John Murray opened the Oklahoma City franchise last September. Not a handyman himself, Murray comes to the industry from a marketing and business management background.
"This is a business model," Murray said. "We set up the business to market and sell the services of these guys in a fashion that's different than your typical handyman business, which is traditionally a guy in a truck doing it for himself."
People call Murray in search of a handyman to do jobs that typically are too small to attract the interest of general contractors.
"People call us to change light bulbs, clean gutters, do kitchen remodels and all kinds of things that are sometimes considered piddly," he said.

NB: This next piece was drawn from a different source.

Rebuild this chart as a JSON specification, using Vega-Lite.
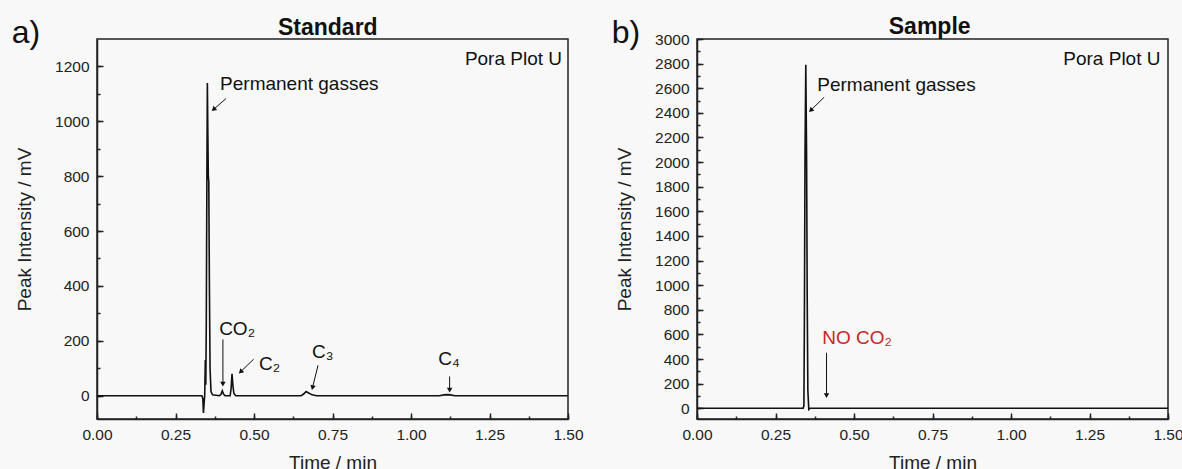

About 80 percent of the company's business is residential, but they also do commercial work for large retailers and local businesses.
Murray currently has seven handymen working for him. Each has at least 10 years experience. He said he could probably support 15 handymen working the Oklahoma City market, which stretches from Edmond to Norman and Yukon to Choctaw.
"A good size piece of dirt," he called it.
Each of his handymen is bonded and Handyman Matters conducts full criminal background checks, including sex offenses, and a credit check. Their work is guaranteed for one year.
"The customer doesn't pay until he's satisfied. That's pretty unique in an industry that is second only to used car dealers in complaints to the Better Business Bureau," Murray said.
"We typically have packaged this thing to where the customer has recourse. We have an office and an office manager," he said. "You can call us or call our national headquarters if something isn't right, rather than chase the guy down the street as he's leaving."
Handyman labor is sold by the quarter hour and the repairmen are kept busy.
"We're selling these guys' time, and they don't have time to burn," Murray said. "They've got other jobs bumped up against the one they're doing."
Murray, 43, said he could have used the money he spent to buy the Handyman Matters franchise to open his own construction business.
"But there would have been no national presence," he said. "This way, all of the sudden I was big."
Andy Bell, president of Handyman Matters, said Murray is exactly the kind of franchise owner for whom he is looking.
"John was a great fit for our business model because he had past experience owning his own businesses, had strong marketing and business management skills and was very process oriented," Bell said. "He had the entrepreneurial bug, and since our business does not require construction experience, but rather strong marketing and management skills, he really stood out as someone that could make a difference in the community."
Bell said Handyman Matters had been interested in expanding to Oklahoma City for quite some time.
"We saw a real commitment from the mayor, local businesses and the community to revitalize the downtown," Bell said.
"The canal, the city lakes for recreation, sports facilities and the entertainment, along with the continued community commitment through the support of additional bond approval to keep developing the city's strength, has made Oklahoma City a place any national company would be proud to be a part of."